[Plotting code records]
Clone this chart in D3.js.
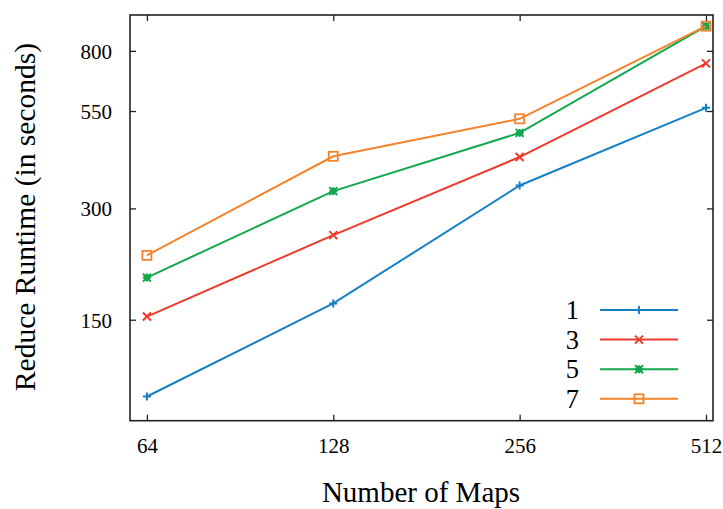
<!DOCTYPE html>
<html><head><meta charset="utf-8">
<script src="https://cdn.jsdelivr.net/npm/d3@7"></script>
<style>body{margin:0;background:#fff}svg{display:block}</style>
</head><body><svg id="c" width="723" height="509" font-family="Liberation Serif"></svg>
<script>
const mapCounts = [64, 128, 256, 512];
const seriesNames = ["1", "3", "5", "7"];
const s1 = [93, 166, 346, 561];
const s3 = [153, 254, 413, 740];
const s5 = [195, 334, 480, 933];
const s7 = [224, 415, 524, 933];
const yTicks = [150, 300, 550, 800];
const colors = ["#1680c6", "#ee3a2c", "#12a84d", "#f3822a"];
const markers = ["plus", "cross", "star", "square"];
const seriesValues = [s1, s3, s5, s7];

const FONT = "Liberation Serif";
const svg = d3.select("#c");
const L = 130, R = 713, T = 15, B = 420.7;
const x = d3.scaleLog().base(2).domain([60.1, 525.5]).range([L, R]);
const y = d3.scaleLog().domain([80, 1000]).range([B, T]);

const axisColor = "#222";
const g = svg.append("g");
const xb = g.append("g").attr("transform", `translate(0,${B})`)
  .call(d3.axisBottom(x).tickValues(mapCounts).tickFormat(d3.format("d")).tickSize(-6).tickPadding(18));
const xt = g.append("g").attr("transform", `translate(0,${T})`)
  .call(d3.axisTop(x).tickValues(mapCounts).tickFormat("").tickSize(-6));
const yl = g.append("g").attr("transform", `translate(${L},0)`)
  .call(d3.axisLeft(y).tickValues(yTicks).tickFormat(d3.format("d")).tickSize(-6).tickPadding(18));
const yr = g.append("g").attr("transform", `translate(${R},0)`)
  .call(d3.axisRight(y).tickValues(yTicks).tickFormat("").tickSize(-6));
[xb, xt, yl, yr].forEach(a => {
  a.attr("font-family", FONT).attr("font-size", 21);
  a.select(".domain").remove();
  a.selectAll(".tick line").attr("stroke", axisColor).attr("stroke-width", 1.3);
  a.selectAll(".tick text").attr("font-family", FONT).attr("font-size", 21).attr("fill", "#000");
});
yl.selectAll(".tick text").attr("dy", "0.35em");
xb.selectAll(".tick text").attr("dy", "0.7em");
svg.append("rect").attr("x", L).attr("y", T).attr("width", R - L).attr("height", B - T)
  .attr("fill", "none").attr("stroke", axisColor).attr("stroke-width", 1.6);

function drawMarker(sel, type, cx, cy, color) {
  const s = 4;
  if (type === "plus") {
    sel.append("path").attr("d", `M${cx-s},${cy}H${cx+s}M${cx},${cy-s}V${cy+s}`).attr("stroke", color).attr("stroke-width", 2).attr("fill", "none");
  } else if (type === "cross") {
    sel.append("path").attr("d", `M${cx-s},${cy-s}L${cx+s},${cy+s}M${cx-s},${cy+s}L${cx+s},${cy-s}`).attr("stroke", color).attr("stroke-width", 2).attr("fill", "none");
  } else if (type === "star") {
    sel.append("path").attr("d", `M${cx-s},${cy-s}L${cx+s},${cy+s}M${cx-s},${cy+s}L${cx+s},${cy-s}M${cx-s},${cy}H${cx+s}M${cx},${cy-s}V${cy+s}`).attr("stroke", color).attr("stroke-width", 2).attr("fill", "none");
    sel.append("rect").attr("x", cx-3).attr("y", cy-3).attr("width", 6).attr("height", 6).attr("fill", color);
  } else {
    sel.append("rect").attr("x", cx-4.5).attr("y", cy-4.5).attr("width", 9).attr("height", 9).attr("fill", "none").attr("stroke", color).attr("stroke-width", 1.8);
  }
}

const line = d3.line().x((d, i) => x(mapCounts[i])).y(d => y(d));
seriesValues.forEach((vals, k) => {
  const sg = svg.append("g");
  sg.append("path").attr("d", line(vals)).attr("fill", "none").attr("stroke", colors[k]).attr("stroke-width", 2);
  vals.forEach((v, i) => drawMarker(sg, markers[k], x(mapCounts[i]), y(v), colors[k]));
});

const legY0 = 310, legDy = 29.6;
seriesNames.forEach((n, k) => {
  const ly = legY0 + k * legDy;
  svg.append("text").attr("x", 579).attr("y", ly).attr("dy", "0.35em").attr("text-anchor", "end")
    .attr("font-family", FONT).attr("font-size", 26.5).text(n);
  svg.append("line").attr("x1", 600).attr("x2", 678).attr("y1", ly).attr("y2", ly).attr("stroke", colors[k]).attr("stroke-width", 2);
  drawMarker(svg, markers[k], 639, ly, colors[k]);
});

svg.append("text").attr("x", 421).attr("y", 502).attr("text-anchor", "middle")
  .attr("font-family", FONT).attr("font-size", 29).text("Number of Maps");
svg.append("text").attr("transform", `translate(35,217) rotate(-90)`).attr("text-anchor", "middle")
  .attr("font-family", FONT).attr("font-size", 29.5).text("Reduce Runtime (in seconds)");
</script></body></html>
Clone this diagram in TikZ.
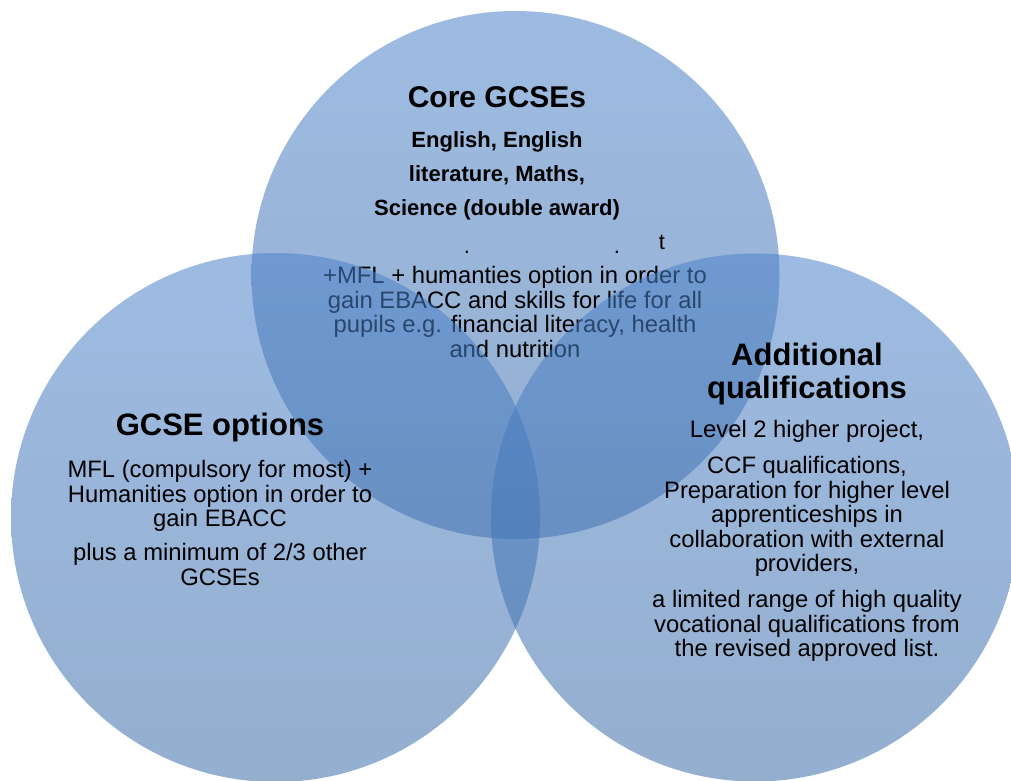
\documentclass[tikz,border=0pt]{standalone}
\usepackage{fontspec}
\setmainfont{Liberation Sans}
\definecolor{cTop}{RGB}{77,131,202}
\definecolor{cBot}{RGB}{60,108,166}
\tikzset{
  venn/.style={top color=cTop, bottom color=cBot, fill opacity=0.55},
  title/.style={font=\bfseries\fontsize{31}{33}\selectfont, align=center, inner sep=0pt, anchor=base},
  coretxt/.style={font=\bfseries\fontsize{22}{34}\selectfont, align=center, inner sep=0pt, anchor=north},
  body/.style={font=\fontsize{23.8}{24.6}\selectfont, align=center, inner sep=0pt, anchor=north},
  stray/.style={font=\fontsize{22}{24}\selectfont, inner sep=0pt, anchor=base},
}
\begin{document}
\begin{tikzpicture}[x=1pt,y=-1pt]
\useasboundingbox (0,0) rectangle (1011,780);
% top circle and its text (drawn first so the other circles tint it)
\shade[venn] (515.5,275) circle [radius=264pt];
\node[title, font=\bfseries\fontsize{30}{33}\selectfont] (core) at (497,107) {Core GCSEs};
\node[coretxt] (corelist) at (497,131) {English, English\\literature, Maths,\\Science (double award)};
\node[stray] (dotA) at (467,253) {.};
\node[stray] (dotB) at (617,253) {.};
\node[stray] (tchar) at (662,249) {t};
\node[body] (corebody) at (515,266) {+MFL + humanties option in order to\\gain EBACC and skills for life for all\\pupils e.g. financial literacy, health\\and nutrition};
% left and right circles
\shade[venn] (275.5,517.5) circle [radius=264.5pt];
\shade[venn] (755,517.5) circle [radius=264pt];
% left circle text
\node[title] (opt) at (220,435) {GCSE options};
\node[body] (optA) at (220,460) {MFL (compulsory for most) +\\Humanities option in order to\\gain EBACC};
\node[body] (optB) at (220,543) {plus a minimum of 2/3 other\\GCSEs};
% right circle text
\node[title] (add) at (807,398) {Additional\\qualifications};
\node[body] (addA) at (807,420) {Level 2 higher project,};
\node[body] (addB) at (807,456) {CCF qualifications,\\Preparation for higher level\\apprenticeships in\\collaboration with external\\providers,};
\node[body] (addC) at (807,590) {a limited range of high quality\\vocational qualifications from\\the revised approved list.};
\end{tikzpicture}
\end{document}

» TASK STATEMENT
Your task is to retype all the entries exactly and leave out any pictures.

» SOLUTION TO THIS PROBLEM
Clone this chart in D3.js.
<!DOCTYPE html>
<html><head><meta charset="utf-8">
<script src="https://cdn.jsdelivr.net/npm/d3@7"></script>
<style>body{margin:0;background:#fff}svg{display:block}</style>
</head><body><svg id="c" width="723" height="509" font-family="Liberation Serif"></svg>
<script>
const mapCounts = [64, 128, 256, 512];
const seriesNames = ["1", "3", "5", "7"];
const s1 = [93, 166, 346, 561];
const s3 = [153, 254, 413, 740];
const s5 = [195, 334, 480, 933];
const s7 = [224, 415, 524, 933];
const yTicks = [150, 300, 550, 800];
const colors = ["#1680c6", "#ee3a2c", "#12a84d", "#f3822a"];
const markers = ["plus", "cross", "star", "square"];
const seriesValues = [s1, s3, s5, s7];

const FONT = "Liberation Serif";
const svg = d3.select("#c");
const L = 130, R = 713, T = 15, B = 420.7;
const x = d3.scaleLog().base(2).domain([60.1, 525.5]).range([L, R]);
const y = d3.scaleLog().domain([80, 1000]).range([B, T]);

const axisColor = "#222";
const g = svg.append("g");
const xb = g.append("g").attr("transform", `translate(0,${B})`)
  .call(d3.axisBottom(x).tickValues(mapCounts).tickFormat(d3.format("d")).tickSize(-6).tickPadding(18));
const xt = g.append("g").attr("transform", `translate(0,${T})`)
  .call(d3.axisTop(x).tickValues(mapCounts).tickFormat("").tickSize(-6));
const yl = g.append("g").attr("transform", `translate(${L},0)`)
  .call(d3.axisLeft(y).tickValues(yTicks).tickFormat(d3.format("d")).tickSize(-6).tickPadding(18));
const yr = g.append("g").attr("transform", `translate(${R},0)`)
  .call(d3.axisRight(y).tickValues(yTicks).tickFormat("").tickSize(-6));
[xb, xt, yl, yr].forEach(a => {
  a.attr("font-family", FONT).attr("font-size", 21);
  a.select(".domain").remove();
  a.selectAll(".tick line").attr("stroke", axisColor).attr("stroke-width", 1.3);
  a.selectAll(".tick text").attr("font-family", FONT).attr("font-size", 21).attr("fill", "#000");
});
yl.selectAll(".tick text").attr("dy", "0.35em");
xb.selectAll(".tick text").attr("dy", "0.7em");
svg.append("rect").attr("x", L).attr("y", T).attr("width", R - L).attr("height", B - T)
  .attr("fill", "none").attr("stroke", axisColor).attr("stroke-width", 1.6);

function drawMarker(sel, type, cx, cy, color) {
  const s = 4;
  if (type === "plus") {
    sel.append("path").attr("d", `M${cx-s},${cy}H${cx+s}M${cx},${cy-s}V${cy+s}`).attr("stroke", color).attr("stroke-width", 2).attr("fill", "none");
  } else if (type === "cross") {
    sel.append("path").attr("d", `M${cx-s},${cy-s}L${cx+s},${cy+s}M${cx-s},${cy+s}L${cx+s},${cy-s}`).attr("stroke", color).attr("stroke-width", 2).attr("fill", "none");
  } else if (type === "star") {
    sel.append("path").attr("d", `M${cx-s},${cy-s}L${cx+s},${cy+s}M${cx-s},${cy+s}L${cx+s},${cy-s}M${cx-s},${cy}H${cx+s}M${cx},${cy-s}V${cy+s}`).attr("stroke", color).attr("stroke-width", 2).attr("fill", "none");
    sel.append("rect").attr("x", cx-3).attr("y", cy-3).attr("width", 6).attr("height", 6).attr("fill", color);
  } else {
    sel.append("rect").attr("x", cx-4.5).attr("y", cy-4.5).attr("width", 9).attr("height", 9).attr("fill", "none").attr("stroke", color).attr("stroke-width", 1.8);
  }
}

const line = d3.line().x((d, i) => x(mapCounts[i])).y(d => y(d));
seriesValues.forEach((vals, k) => {
  const sg = svg.append("g");
  sg.append("path").attr("d", line(vals)).attr("fill", "none").attr("stroke", colors[k]).attr("stroke-width", 2);
  vals.forEach((v, i) => drawMarker(sg, markers[k], x(mapCounts[i]), y(v), colors[k]));
});

const legY0 = 310, legDy = 29.6;
seriesNames.forEach((n, k) => {
  const ly = legY0 + k * legDy;
  svg.append("text").attr("x", 579).attr("y", ly).attr("dy", "0.35em").attr("text-anchor", "end")
    .attr("font-family", FONT).attr("font-size", 26.5).text(n);
  svg.append("line").attr("x1", 600).attr("x2", 678).attr("y1", ly).attr("y2", ly).attr("stroke", colors[k]).attr("stroke-width", 2);
  drawMarker(svg, markers[k], 639, ly, colors[k]);
});

svg.append("text").attr("x", 421).attr("y", 502).attr("text-anchor", "middle")
  .attr("font-family", FONT).attr("font-size", 29).text("Number of Maps");
svg.append("text").attr("transform", `translate(35,217) rotate(-90)`).attr("text-anchor", "middle")
  .attr("font-family", FONT).attr("font-size", 29.5).text("Reduce Runtime (in seconds)");
</script></body></html>
Clone this diagram in TikZ.
\documentclass[tikz,border=0pt]{standalone}
\usepackage{fontspec}
\setmainfont{Liberation Sans}
\definecolor{cTop}{RGB}{77,131,202}
\definecolor{cBot}{RGB}{60,108,166}
\tikzset{
  venn/.style={top color=cTop, bottom color=cBot, fill opacity=0.55},
  title/.style={font=\bfseries\fontsize{31}{33}\selectfont, align=center, inner sep=0pt, anchor=base},
  coretxt/.style={font=\bfseries\fontsize{22}{34}\selectfont, align=center, inner sep=0pt, anchor=north},
  body/.style={font=\fontsize{23.8}{24.6}\selectfont, align=center, inner sep=0pt, anchor=north},
  stray/.style={font=\fontsize{22}{24}\selectfont, inner sep=0pt, anchor=base},
}
\begin{document}
\begin{tikzpicture}[x=1pt,y=-1pt]
\useasboundingbox (0,0) rectangle (1011,780);
% top circle and its text (drawn first so the other circles tint it)
\shade[venn] (515.5,275) circle [radius=264pt];
\node[title, font=\bfseries\fontsize{30}{33}\selectfont] (core) at (497,107) {Core GCSEs};
\node[coretxt] (corelist) at (497,131) {English, English\\literature, Maths,\\Science (double award)};
\node[stray] (dotA) at (467,253) {.};
\node[stray] (dotB) at (617,253) {.};
\node[stray] (tchar) at (662,249) {t};
\node[body] (corebody) at (515,266) {+MFL + humanties option in order to\\gain EBACC and skills for life for all\\pupils e.g. financial literacy, health\\and nutrition};
% left and right circles
\shade[venn] (275.5,517.5) circle [radius=264.5pt];
\shade[venn] (755,517.5) circle [radius=264pt];
% left circle text
\node[title] (opt) at (220,435) {GCSE options};
\node[body] (optA) at (220,460) {MFL (compulsory for most) +\\Humanities option in order to\\gain EBACC};
\node[body] (optB) at (220,543) {plus a minimum of 2/3 other\\GCSEs};
% right circle text
\node[title] (add) at (807,398) {Additional\\qualifications};
\node[body] (addA) at (807,420) {Level 2 higher project,};
\node[body] (addB) at (807,456) {CCF qualifications,\\Preparation for higher level\\apprenticeships in\\collaboration with external\\providers,};
\node[body] (addC) at (807,590) {a limited range of high quality\\vocational qualifications from\\the revised approved list.};
\end{tikzpicture}
\end{document}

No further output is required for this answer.